My 16 month old pup aced his cgc and therapy certification. His "job" will be working with at a therapeutic riding center with special children, seniors and veterans suffering from ptsd. Quite proud of my boy.


----------



## sebrench (Dec 2, 2014)

Wow, excellent work you two! Congratulations, and what a worthy job.


----------



## Jenny720 (Nov 21, 2014)

That is quite a Bragg! What a wonderful job in helping and spreading your pups magic. I have a friend who works with children with special needs down at the barn. Such amazing opportunities these kids have to bond with such magnificent horses. Animals are so incredibly healing. Congrats!


----------



## tim_s_adams (Aug 9, 2017)

Congratulations! What do they test for a therapy certification?


----------



## BigOzzy2018 (Jan 27, 2018)

Congrats.

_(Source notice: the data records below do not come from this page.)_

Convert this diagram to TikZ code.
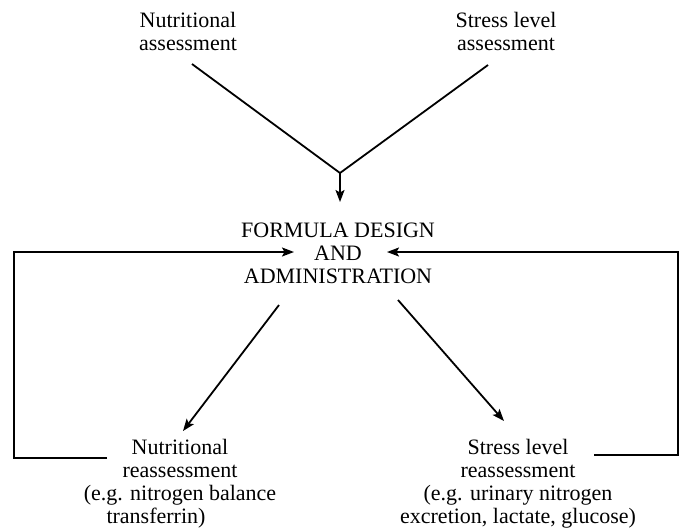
\documentclass[tikz,border=0pt]{standalone}
\usepackage{fontspec}
\setmainfont{Liberation Serif}
\usetikzlibrary{arrows.meta}
\begin{document}
\begin{tikzpicture}[x=1pt,y=-1pt,
  lbl/.style={inner sep=0pt, align=center, font=\fontsize{22}{23}\selectfont},
  ln/.style={line width=1.8pt, black, line join=miter},
  arr/.style={ln, -{Stealth[length=12pt,width=9pt,inset=2.5pt]}}]
\useasboundingbox (0,0) rectangle (684,531);
% text (anchor base = baseline of the last line)
\node[lbl, anchor=base] (na) at (188,50) {Nutritional\\assessment};
\node[lbl, anchor=base] (sa) at (506,50) {Stress level\\assessment};
\node[lbl, anchor=base] (fd) at (338,283) {FORMULA DESIGN\\AND\\ADMINISTRATION};
\node[lbl, anchor=base] (nr) at (180,500) {Nutritional\\reassessment\\(e.g. nitrogen balance};
\node[lbl, anchor=base] (tf) at (156,523) {transferrin)};
\node[lbl, anchor=base] (sr) at (518,523) {Stress level\\reassessment\\(e.g. urinary nitrogen\\excretion, lactate, glucose)};
% points
\coordinate (j) at (340,173);
\coordinate (jt) at (340,202);
\coordinate (nas) at (192,64);
\coordinate (sas) at (488,65);
\coordinate (ll1) at (107,458);
\coordinate (ll2) at (14,458);
\coordinate (ll3) at (14,252);
\coordinate (lt) at (294,252);
\coordinate (rl1) at (594,455);
\coordinate (rl2) at (678,455);
\coordinate (rl3) at (678,252);
\coordinate (rt) at (387,252);
\coordinate (dl1) at (279,305);
\coordinate (dl2) at (183,431);
\coordinate (dr1) at (398,300);
\coordinate (dr2) at (504,421);
% connectors
\draw[ln] (nas) -- (j) -- (sas);
\draw[arr] (j) -- (jt);
\draw[arr] (ll1) -- (ll2) -- (ll3) -- (lt);
\draw[arr] (rl1) -- (rl2) -- (rl3) -- (rt);
\draw[arr] (dl1) -- (dl2);
\draw[arr] (dr1) -- (dr2);
\end{tikzpicture}
\end{document}
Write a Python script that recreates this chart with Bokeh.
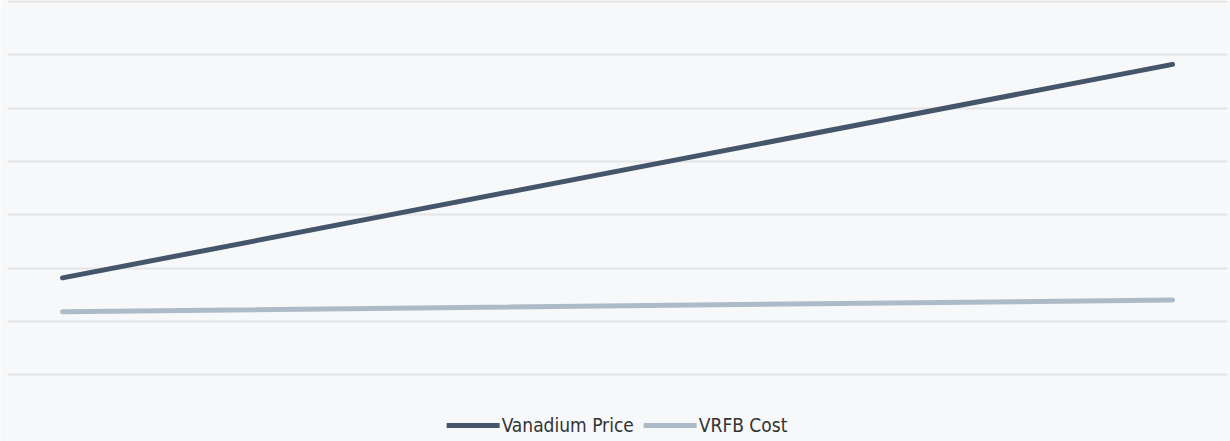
from bokeh.plotting import figure
from bokeh.models import Range1d, FixedTicker, Legend, LegendItem
from bokeh.embed import file_html
from bokeh.resources import INLINE

# Data (grid step = 1 unit)
periods = [0, 1]
vanadium_price = [1.815, 5.82]
vrfb_cost = [1.18, 1.40]
grid_ticks = [0, 1, 2, 3, 4, 5, 6, 7]

BG = "#f7f8fa"
DARK = "#45556a"
LIGHT = "#adbbc8"

p = figure(width=1230, height=441, output_backend="svg", toolbar_location=None,
           x_range=Range1d(-0.04955, 1.04955), y_range=Range1d(-1.254, 7.0187),
           min_border_left=7, min_border_right=3, min_border_top=0, min_border_bottom=0,
           background_fill_color=BG, border_fill_color=BG)
p.outline_line_color = None
p.xaxis.visible = False
p.yaxis.visible = False
p.xgrid.grid_line_color = None
p.yaxis.ticker = FixedTicker(ticks=grid_ticks)
p.ygrid.ticker = FixedTicker(ticks=grid_ticks)
p.ygrid.grid_line_color = "#e4e4e4"
p.ygrid.grid_line_width = 2

r1 = p.line(periods, vanadium_price, line_color=DARK, line_width=5, line_cap="round")
r2 = p.line(periods, vrfb_cost, line_color=LIGHT, line_width=5, line_cap="round")

legend = Legend(items=[LegendItem(label="Vanadium Price", renderers=[r1]),
                       LegendItem(label="VRFB Cost", renderers=[r2])],
                location="bottom_center", orientation="horizontal",
                background_fill_alpha=0, border_line_color=None,
                label_text_font="'DejaVu Sans Condensed', 'DejaVu Sans'",
                label_text_font_size="19px",
                label_text_color="#333333", glyph_width=53, glyph_height=20,
                label_standoff=2, spacing=10, padding=0, margin=5)
p.add_layout(legend)

html = file_html(p, INLINE)
html = html.replace("<body>", '<body style="margin:0;background:%s">' % BG, 1)
open("out.html", "w").write(html)
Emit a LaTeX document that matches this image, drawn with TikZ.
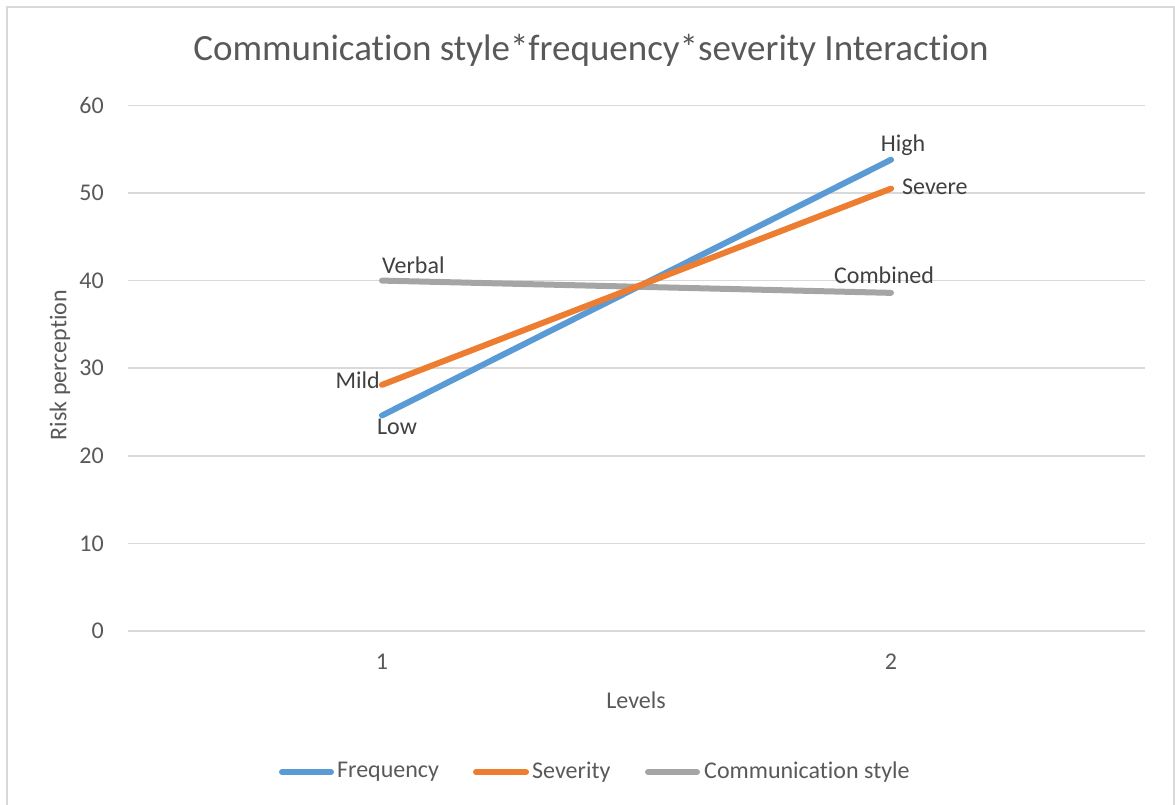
\documentclass[tikz,border=0pt]{standalone}
\usepackage{fontspec}
\setmainfont{Carlito}[Ligatures={NoCommon,NoContextual},RawFeature={-liga;-clig;-calt;-dlig}]
\definecolor{txt}{HTML}{595959}
\definecolor{lbl}{HTML}{404040}
\definecolor{grid}{HTML}{D9D9D9}
\definecolor{sFreq}{HTML}{5B9BD5}
\definecolor{sSev}{HTML}{ED7D31}
\definecolor{sCom}{HTML}{A5A5A5}
\begin{document}
\begin{tikzpicture}[x=1pt,y=-1pt,
  gridline/.style={draw=grid,line width=1.5pt},
  series/.style={line width=6pt,line cap=round},
  ticklbl/.style={text=txt,font=\fontsize{24}{28}\selectfont,inner sep=0pt},
  datalbl/.style={text=lbl,font=\fontsize{24}{28}\selectfont,inner sep=0pt},
  legtxt/.style={text=txt,font=\fontsize{24}{28}\selectfont,inner sep=0pt,anchor=west}]
\useasboundingbox (0,0) rectangle (1175,805);
% chart frame (bottom edge lies outside the page)
\draw[grid,line width=1.5pt] (7,7) rectangle (1174,830);
% title
\node[text=txt,font=\fontsize{37}{44}\selectfont,inner sep=0pt] (title) at (591,50) {Communication style*frequency*severity Interaction};
% horizontal gridlines and value labels
\foreach \v in {0,10,...,60}{
  \coordinate (gl\v) at (128,{631-8.76*\v});
  \coordinate (gr\v) at (1145,{631-8.76*\v});
  \draw[gridline] (gl\v) -- (gr\v);
  \node[ticklbl,anchor=east] (yt\v) at (104,{631-8.76*\v}) {\v};
}
% category labels
\node[ticklbl] (xt1) at (382,662) {1};
\node[ticklbl] (xt2) at (891,662) {2};
% axis titles
\node[ticklbl] (xtitle) at (636,700) {Levels};
\node[ticklbl,rotate=90] (ytitle) at (60,365) {Risk perception};
% series end points
\coordinate (f1) at (382,{631-8.76*24.6});
\coordinate (f2) at (891,{631-8.76*53.8});
\coordinate (s1) at (382,{631-8.76*28.1});
\coordinate (s2) at (891,{631-8.76*50.5});
\coordinate (c1) at (382,{631-8.76*40.0});
\coordinate (c2) at (891,{631-8.76*38.6});
% series lines
\draw[series,draw=sCom] (c1) -- (c2);
\draw[series,draw=sFreq] (f1) -- (f2);
\draw[series,draw=sSev] (s1) -- (s2);
% data labels
\node[datalbl] (lHigh) at (903,145) {High};
\node[datalbl,anchor=west] (lSevere) at (902,187) {Severe};
\node[datalbl,anchor=west] (lVerbal) at (382,265) {Verbal};
\node[datalbl] (lComb) at (884,275) {Combined};
\node[datalbl,anchor=east] (lMild) at (380,380) {Mild};
\node[datalbl] (lLow) at (397,427) {Low};
% legend
\coordinate (k1a) at (282,772); \coordinate (k1b) at (331,772);
\coordinate (k2a) at (476,772); \coordinate (k2b) at (526,772);
\coordinate (k3a) at (648,772); \coordinate (k3b) at (697,772);
\draw[series,draw=sFreq] (k1a) -- (k1b);
\draw[series,draw=sSev] (k2a) -- (k2b);
\draw[series,draw=sCom] (k3a) -- (k3b);
\node[legtxt] (t1) at (337,772) {Frequency};
\node[legtxt] (t2) at (532,772) {Severity};
\node[legtxt] (t3) at (704,772) {Communication style};
\end{tikzpicture}
\end{document}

It’s a special job for sure. We are still waiting for a Ozzy’s ID so we can start going places.


----------



## car2ner (Apr 9, 2014)

I bet the veterans will absolutely love your guy. We've had old vets just break down in tears after petting our big-boy. They often have a MWD that they remember and hold dearly in their hearts.


----------



## Jax08 (Feb 13, 2009)

That's super!!!! Why do you not post pictures!!!! Not even on FB!!


----------



## huntergreen (Jun 28, 2012)

Jax08 said:


> That's super!!!! Why do you not post pictures!!!! Not even on FB!!


Lack of skill my friend.


----------



## huntergreen (Jun 28, 2012)

tim_s_adams said:


> Congratulations! What do they test for a therapy certification?


Surprisingly, not as rigorous as one would think. It was mostly on leach handling and response to various stimuli. Mostly meeting strangers.


----------